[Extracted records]
--- BEGIN ---
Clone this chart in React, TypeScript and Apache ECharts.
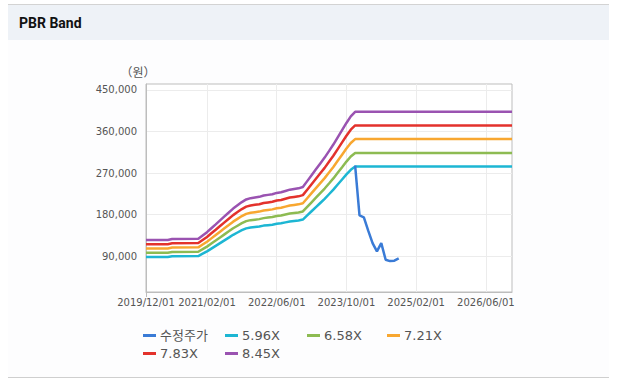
import { useEffect, useRef } from 'react';
import * as echarts from 'echarts';

// Book value per share (BPS) points behind the PBR bands
const bpsDates = [
  '2019/12', '2020/05', '2020/06', '2020/12', '2021/01', '2021/02', '2021/03', '2021/04', '2021/05',
  '2021/06', '2021/07', '2021/08', '2021/09', '2021/10', '2021/11', '2021/12', '2022/01', '2022/02',
  '2022/03', '2022/04', '2022/05', '2022/06', '2022/07', '2022/08', '2022/09', '2022/10', '2022/11',
  '2022/12', '2023/01', '2023/02', '2023/03', '2023/04', '2023/05', '2023/06', '2023/07', '2023/08',
  '2023/09', '2023/10', '2023/11', '2023/12', '2026/12',
];
const bpsValues = [
  14770, 14770, 15020, 15100, 15940, 16780, 17790, 18790, 19800,
  20810, 21810, 22820, 23660, 24500, 25170, 25500, 25670, 25840,
  26170, 26340, 26510, 26850, 27010, 27350, 27680, 27850, 28020,
  28360, 29870, 31380, 32890, 34400, 35910, 37580, 39260, 41110,
  42950, 44800, 46480, 47650, 47650,
];
const bandMultiples = [5.96, 6.58, 7.21, 7.83, 8.45];
const bandNames = ['5.96X', '6.58X', '7.21X', '7.83X', '8.45X'];
const bandColors = ['#1db6d3', '#8dbb52', '#f8a730', '#e3322c', '#9a53b1'];

const priceName = '수정주가';
const priceColor = '#3a7bd6';
const priceDates = [
  '2023/12', '2024/01', '2024/02', '2024/03', '2024/04', '2024/05',
  '2024/06', '2024/07', '2024/08', '2024/09', '2024/10',
];
const priceValues = [286000, 178000, 174000, 145000, 118000, 100000, 118000, 82000, 79000, 80000, 85000];

const xTickDates = ['2019/12', '2021/02', '2022/06', '2023/10', '2025/02', '2026/06'];
const xStart = '2019/12';
const xEnd = '2026/12';
const yTicks = [90000, 180000, 270000, 360000, 450000];

const FONT = '"DejaVu Sans", "Noto Sans CJK KR", sans-serif';

function monthIndex(d: string) {
  const [y, m] = d.split('/').map(Number);
  return (y - 2019) * 12 + (m - 12);
}
function monthLabel(i: number) {
  const total = 2019 * 12 + 11 + Math.round(i);
  const y = Math.floor(total / 12);
  const m = (total % 12) + 1;
  return `${y}/${String(m).padStart(2, '0')}/01`;
}

export default function App() {
  const ref = useRef<HTMLDivElement>(null);
  useEffect(() => {
    if (!ref.current) return;
    const chart = echarts.init(ref.current, undefined, { renderer: 'svg' });

    const bandSeries = bandNames.map((name, k) => ({
      name,
      type: 'line',
      showSymbol: false,
      symbol: 'none',
      color: bandColors[k],
      lineStyle: { width: 2.5, color: bandColors[k] },
      data: bpsDates.map((d, i) => [monthIndex(d), Math.round(bpsValues[i] * bandMultiples[k])]),
    }));
    const priceSeries = {
      name: priceName,
      type: 'line',
      showSymbol: false,
      symbol: 'none',
      color: priceColor,
      lineStyle: { width: 2.5, color: priceColor },
      data: priceDates.map((d, i) => [monthIndex(d), priceValues[i]]),
    };

    const legendItems: { name: string; left: number; top: number }[] = [
      { name: priceName, left: 143, top: 329 },
      { name: bandNames[0], left: 225, top: 329 },
      { name: bandNames[1], left: 307, top: 329 },
      { name: bandNames[2], left: 387, top: 329 },
      { name: bandNames[3], left: 143, top: 347 },
      { name: bandNames[4], left: 225, top: 347 },
    ];

    const xTicks = xTickDates.map(monthIndex);

    chart.setOption({
      animation: false,
      backgroundColor: '#ffffff',
      graphic: [
        { type: 'rect', shape: { x: 8, y: 4, width: 601, height: 374 }, style: { fill: '#fdfdfe' }, z: -10 },
        { type: 'rect', shape: { x: 8, y: 5, width: 601, height: 35 }, style: { fill: '#eef2f7' }, z: -9 },
        { type: 'line', shape: { x1: 8, y1: 4.5, x2: 609, y2: 4.5 }, style: { stroke: '#d3d3d3', lineWidth: 1 }, z: -8 },
        { type: 'line', shape: { x1: 8, y1: 377.5, x2: 609, y2: 377.5 }, style: { stroke: '#cfcfcf', lineWidth: 1 }, z: -8 },
        { type: 'line', shape: { x1: 146.5, y1: 292, x2: 146.5, y2: 297 }, style: { stroke: '#bdbdbd', lineWidth: 1 } },
        {
          type: 'text', x: 19, y: 23,
          style: { text: 'PBR Band', fill: '#111', fontSize: 14, fontWeight: 'bold', fontFamily: 'Roboto, sans-serif', verticalAlign: 'middle' },
        },
        {
          type: 'text', x: 138, y: 71,
          style: { text: '（원）', fill: '#555', fontSize: 12, fontFamily: '"Noto Sans CJK KR", sans-serif', align: 'center', verticalAlign: 'middle' },
        },
      ],
      legend: legendItems.map((it) => ({
        data: [it.name],
        left: it.left,
        top: it.top,
        padding: 0,
        icon: 'rect',
        itemWidth: 13,
        itemHeight: 3,
        itemGap: 0,
        selectedMode: false,
        textStyle: { fontSize: 13, color: '#555', fontFamily: FONT, padding: [0, 0, 0, -1] },
      })),
      grid: {
        left: 146, top: 84, right: 112, bottom: 92,
        show: true, borderColor: '#bdbdbd', borderWidth: 1, backgroundColor: '#ffffff',
        containLabel: false,
      },
      xAxis: {
        type: 'value',
        min: monthIndex(xStart),
        max: monthIndex(xEnd),
        axisLine: { show: true, lineStyle: { color: '#bdbdbd' } },
        axisTick: { show: false, customValues: xTicks },
        splitLine: { show: true, lineStyle: { color: '#ececec', width: 1 } },
        axisLabel: {
          customValues: xTicks,
          margin: 5, color: '#555', fontSize: 10, fontFamily: FONT,
          formatter: (v: number) => monthLabel(v),
        },
      },
      yAxis: {
        type: 'value',
        min: 12000,
        max: 463000,
        axisLine: { show: true, lineStyle: { color: '#bdbdbd' } },
        axisTick: { show: false, customValues: yTicks },
        splitLine: { show: true, lineStyle: { color: '#ececec', width: 1 } },
        axisLabel: {
          customValues: yTicks,
          margin: 9, color: '#555', fontSize: 10, fontFamily: FONT,
          formatter: (v: number) => v.toLocaleString('en-US'),
        },
      },
      series: [...bandSeries, priceSeries],
    });
    return () => chart.dispose();
  }, []);
  return <div ref={ref} style={{ position: 'fixed', left: 0, top: 0, width: 624, height: 384 }} />;
}
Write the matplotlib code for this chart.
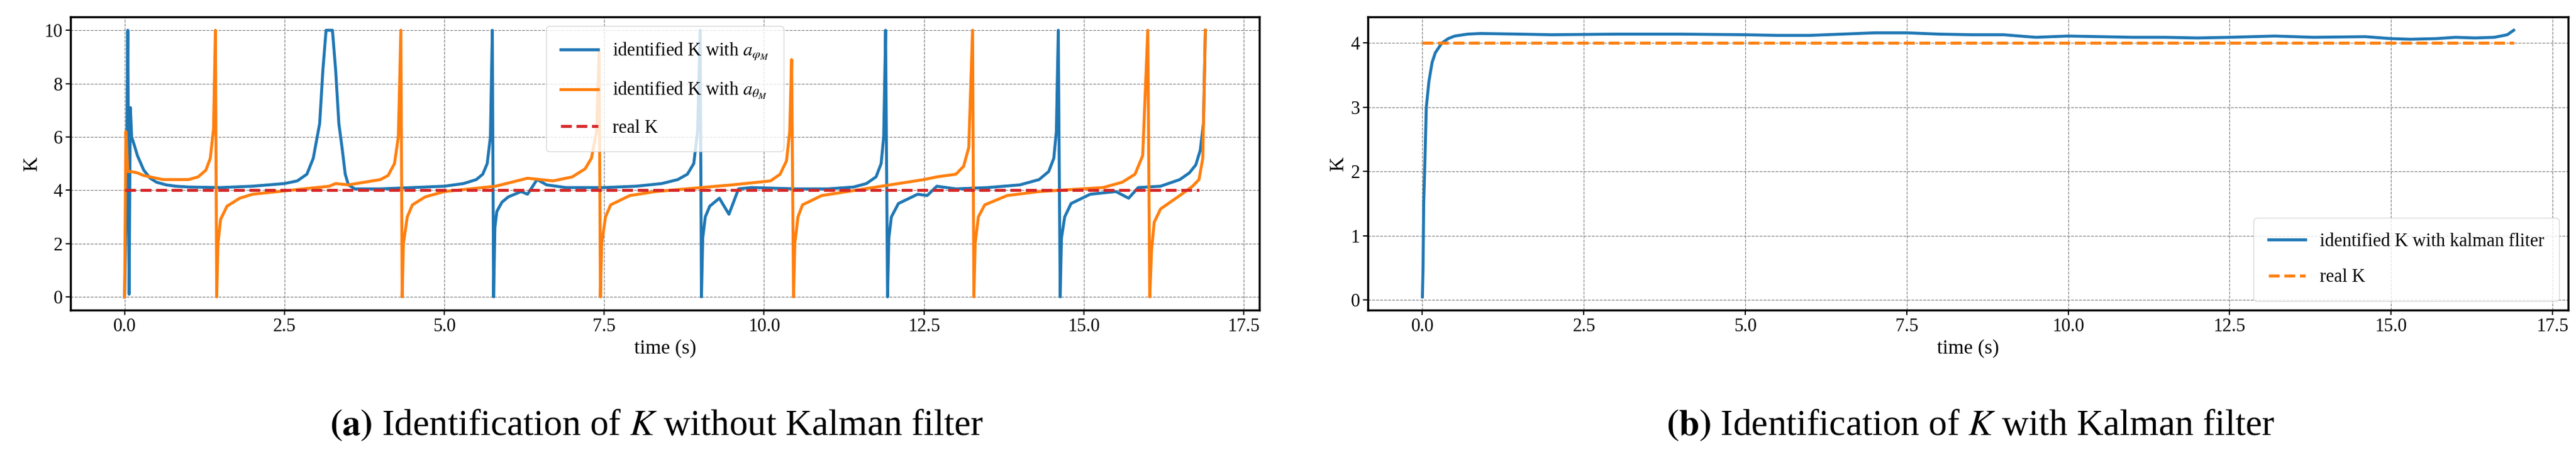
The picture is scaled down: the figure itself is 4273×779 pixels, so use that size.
import matplotlib
matplotlib.use("Agg")
import matplotlib.pyplot as plt

plt.rcParams['font.family'] = ['Liberation Serif', 'DejaVu Serif']
plt.rcParams['mathtext.fontset'] = 'stix'

# (a) identified K with a_phi
t_phi = [0.0, 0.03, 0.05, 0.07, 0.09, 0.11, 0.15, 0.2, 0.3, 0.4, 0.5, 0.65, 0.8, 1.0, 1.5, 2.0, 2.5, 2.7, 2.85, 2.95, 3.05, 3.1, 3.15, 3.25, 3.3, 3.35, 3.4, 3.45, 3.5, 3.6,
         4.0, 4.5, 5.0, 5.3, 5.5, 5.6, 5.67, 5.72, 5.75, 5.77, 5.79, 5.82, 5.9, 6.0, 6.2, 6.3, 6.45, 6.6, 6.9, 7.5, 8.0, 8.4, 8.65, 8.8, 8.9, 8.96, 9.0,
         9.02, 9.04, 9.08, 9.15, 9.3, 9.45, 9.6, 9.8, 10.5, 11.0, 11.4, 11.6, 11.75, 11.83, 11.87, 11.9, 11.93, 11.95, 11.99, 12.1, 12.4, 12.55, 12.7,
         13.0, 13.5, 14.0, 14.3, 14.45, 14.53, 14.57, 14.6, 14.63, 14.65, 14.7, 14.8, 15.1, 15.5, 15.7, 15.85, 16.2, 16.5, 16.65, 16.75, 16.82, 16.87, 16.9]
k_phi = [0.0, 4.0, 10.0, 0.1, 7.1, 6.0, 5.7, 5.3, 4.75, 4.45, 4.3, 4.2, 4.15, 4.12, 4.1, 4.15, 4.25, 4.35, 4.6, 5.2, 6.5, 8.5, 10.0, 10.0, 8.5, 6.5, 5.6, 4.6, 4.2, 4.05,
         4.05, 4.1, 4.15, 4.25, 4.4, 4.6, 5.0, 6.0, 10.0, 0.0, 2.6, 3.2, 3.55, 3.75, 3.95, 3.85, 4.4, 4.2, 4.1, 4.1, 4.15, 4.25, 4.4, 4.6, 5.0, 6.2, 10.0,
         0.0, 2.2, 3.0, 3.4, 3.7, 3.1, 4.05, 4.1, 4.05, 4.05, 4.12, 4.25, 4.5, 5.0, 6.0, 10.0, 0.0, 2.2, 3.0, 3.5, 3.85, 3.8, 4.15,
         4.05, 4.1, 4.2, 4.4, 4.7, 5.2, 6.2, 10.0, 0.0, 2.2, 3.0, 3.5, 3.85, 3.95, 3.7, 4.1, 4.15, 4.4, 4.65, 4.95, 5.5, 6.5, 10.0]

# (a) identified K with a_theta
t_th = [0.0, 0.02, 0.05, 0.1, 0.2, 0.3, 0.6, 1.0, 1.15, 1.27, 1.34, 1.39, 1.42, 1.44, 1.46, 1.5, 1.6, 1.8, 2.0, 3.0, 3.2, 3.3, 3.5, 4.0, 4.12, 4.22, 4.28, 4.32,
        4.34, 4.36, 4.42, 4.5, 4.7, 5.0, 5.8, 6.3, 6.5, 6.7, 7.0, 7.2, 7.3, 7.38, 7.42, 7.44, 7.46, 7.52, 7.6, 7.9, 8.3, 9.5, 10.1, 10.25, 10.35, 10.4, 10.43,
        10.46, 10.48, 10.53, 10.6, 10.9, 11.3, 12.5, 12.7, 13.0, 13.12, 13.2, 13.26, 13.28, 13.3, 13.35, 13.45, 13.8, 14.3, 15.3, 15.6, 15.8, 15.92, 16.0, 16.03,
        16.06, 16.1, 16.2, 16.5, 16.7, 16.8, 16.86, 16.9]
k_th = [0.0, 6.2, 4.7, 4.7, 4.65, 4.55, 4.4, 4.4, 4.5, 4.75, 5.2, 6.3, 10.0, 0.0, 2.0, 2.9, 3.4, 3.7, 3.85, 4.1, 4.15, 4.25, 4.2, 4.4, 4.55, 5.0, 6.0, 10.0,
        0.0, 2.0, 3.0, 3.45, 3.75, 3.95, 4.15, 4.45, 4.4, 4.35, 4.5, 4.8, 5.2, 6.2, 9.2, 0.0, 2.0, 3.0, 3.45, 3.8, 3.95, 4.2, 4.35, 4.6, 5.1, 6.2, 8.9,
        0.0, 2.0, 3.0, 3.45, 3.8, 3.95, 4.4, 4.5, 4.6, 4.9, 5.6, 10.0, 0.0, 2.0, 3.0, 3.45, 3.8, 3.95, 4.1, 4.3, 4.6, 5.3, 10.0, 0.0,
        1.8, 2.8, 3.3, 3.8, 4.15, 4.4, 5.2, 10.0]

real_t = [0.0, 16.8]
real_k = [4.0, 4.0]

# (b) identified K with kalman filter
t_kal = [0.0, 0.01, 0.02, 0.04, 0.06, 0.1, 0.15, 0.2, 0.3, 0.4, 0.5, 0.7, 0.9, 1.5, 2.0, 3.0, 4.0, 5.0, 5.5, 6.0, 6.5, 7.0,
         7.5, 8.0, 8.5, 9.0, 9.5, 10.0, 10.5, 11.0, 11.5, 12.0, 12.5, 13.2, 13.8, 14.6, 15.0, 15.3, 15.7, 16.0, 16.3, 16.6, 16.8, 16.9]
k_kal = [0.05, 0.5, 1.5, 2.2, 3.0, 3.4, 3.7, 3.85, 4.0, 4.07, 4.11, 4.14, 4.15, 4.14, 4.13, 4.14, 4.14, 4.13, 4.12, 4.12, 4.14, 4.16,
         4.16, 4.14, 4.13, 4.13, 4.09, 4.11, 4.10, 4.09, 4.09, 4.08, 4.09, 4.11, 4.09, 4.10, 4.07, 4.06, 4.07, 4.09, 4.08, 4.09, 4.13, 4.2]
real_t_b = [0.0, 16.9]
real_k_b = [4.0, 4.0]

fig = plt.figure(figsize=(42.73, 7.79), dpi=100)
ax1 = fig.add_axes([0.0274, 0.34, 0.4615, 0.624])
ax2 = fig.add_axes([0.531, 0.34, 0.466, 0.624])

blue, orange, red = '#1f77b4', '#ff7f0e', '#d62728'

ax1.plot(t_phi, k_phi, color=blue, lw=3.5, label=r'identified K with $a_{\varphi_M}$')
ax1.plot(t_th, k_th, color=orange, lw=3.5, label=r'identified K with $a_{\theta_M}$')
ax1.plot(real_t, real_k, color=red, lw=3.5, ls='--', label='real K')
ax1.set_yticks([0, 2, 4, 6, 8, 10])
ax1.legend(loc='upper center', fontsize=22, framealpha=0.8, borderpad=0.8, labelspacing=1.0)

ax2.plot(t_kal, k_kal, color=blue, lw=3.5, label='identified K with kalman fliter')
ax2.plot(real_t_b, real_k_b, color=orange, lw=3.5, ls='--', label='real K')
ax2.set_yticks([0, 1, 2, 3, 4])
ax2.legend(loc='lower right', fontsize=22, framealpha=0.8, borderpad=0.8, labelspacing=1.0)

for ax in (ax1, ax2):
    ax.set_xticks([0, 2.5, 5, 7.5, 10, 12.5, 15, 17.5])
    ax.set_xticklabels(['0.0', '2.5', '5.0', '7.5', '10.0', '12.5', '15.0', '17.5'])
    ax.grid(True, ls='--', color='gray', lw=0.9)
    ax.tick_params(labelsize=22, width=1.5, length=6)
    ax.set_xlabel('time (s)', fontsize=24)
    ax.set_ylabel('K', fontsize=24)
    for s in ax.spines.values():
        s.set_linewidth(2.5)

fig.text(0.255, 0.075, r'$\mathbf{(a)}$ Identification of $K$ without Kalman filter', ha='center', fontsize=44)
fig.text(0.765, 0.075, r'$\mathbf{(b)}$ Identification of $K$ with Kalman filter', ha='center', fontsize=44)

fig.savefig('out.png', dpi=100)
--- END ---
EXERCISE PROMPT = Only the lines from the one with "Write the matplotlib code for this chart." down to the one with "5.5, 6.5, 10.0]" belong in your copy, both ends included; write them out exactly and skip any pictures.

COMPLETED TASK =
Write the matplotlib code for this chart.
The picture is scaled down: the figure itself is 4273×779 pixels, so use that size.
import matplotlib
matplotlib.use("Agg")
import matplotlib.pyplot as plt

plt.rcParams['font.family'] = ['Liberation Serif', 'DejaVu Serif']
plt.rcParams['mathtext.fontset'] = 'stix'

# (a) identified K with a_phi
t_phi = [0.0, 0.03, 0.05, 0.07, 0.09, 0.11, 0.15, 0.2, 0.3, 0.4, 0.5, 0.65, 0.8, 1.0, 1.5, 2.0, 2.5, 2.7, 2.85, 2.95, 3.05, 3.1, 3.15, 3.25, 3.3, 3.35, 3.4, 3.45, 3.5, 3.6,
         4.0, 4.5, 5.0, 5.3, 5.5, 5.6, 5.67, 5.72, 5.75, 5.77, 5.79, 5.82, 5.9, 6.0, 6.2, 6.3, 6.45, 6.6, 6.9, 7.5, 8.0, 8.4, 8.65, 8.8, 8.9, 8.96, 9.0,
         9.02, 9.04, 9.08, 9.15, 9.3, 9.45, 9.6, 9.8, 10.5, 11.0, 11.4, 11.6, 11.75, 11.83, 11.87, 11.9, 11.93, 11.95, 11.99, 12.1, 12.4, 12.55, 12.7,
         13.0, 13.5, 14.0, 14.3, 14.45, 14.53, 14.57, 14.6, 14.63, 14.65, 14.7, 14.8, 15.1, 15.5, 15.7, 15.85, 16.2, 16.5, 16.65, 16.75, 16.82, 16.87, 16.9]
k_phi = [0.0, 4.0, 10.0, 0.1, 7.1, 6.0, 5.7, 5.3, 4.75, 4.45, 4.3, 4.2, 4.15, 4.12, 4.1, 4.15, 4.25, 4.35, 4.6, 5.2, 6.5, 8.5, 10.0, 10.0, 8.5, 6.5, 5.6, 4.6, 4.2, 4.05,
         4.05, 4.1, 4.15, 4.25, 4.4, 4.6, 5.0, 6.0, 10.0, 0.0, 2.6, 3.2, 3.55, 3.75, 3.95, 3.85, 4.4, 4.2, 4.1, 4.1, 4.15, 4.25, 4.4, 4.6, 5.0, 6.2, 10.0,
         0.0, 2.2, 3.0, 3.4, 3.7, 3.1, 4.05, 4.1, 4.05, 4.05, 4.12, 4.25, 4.5, 5.0, 6.0, 10.0, 0.0, 2.2, 3.0, 3.5, 3.85, 3.8, 4.15,
         4.05, 4.1, 4.2, 4.4, 4.7, 5.2, 6.2, 10.0, 0.0, 2.2, 3.0, 3.5, 3.85, 3.95, 3.7, 4.1, 4.15, 4.4, 4.65, 4.95, 5.5, 6.5, 10.0]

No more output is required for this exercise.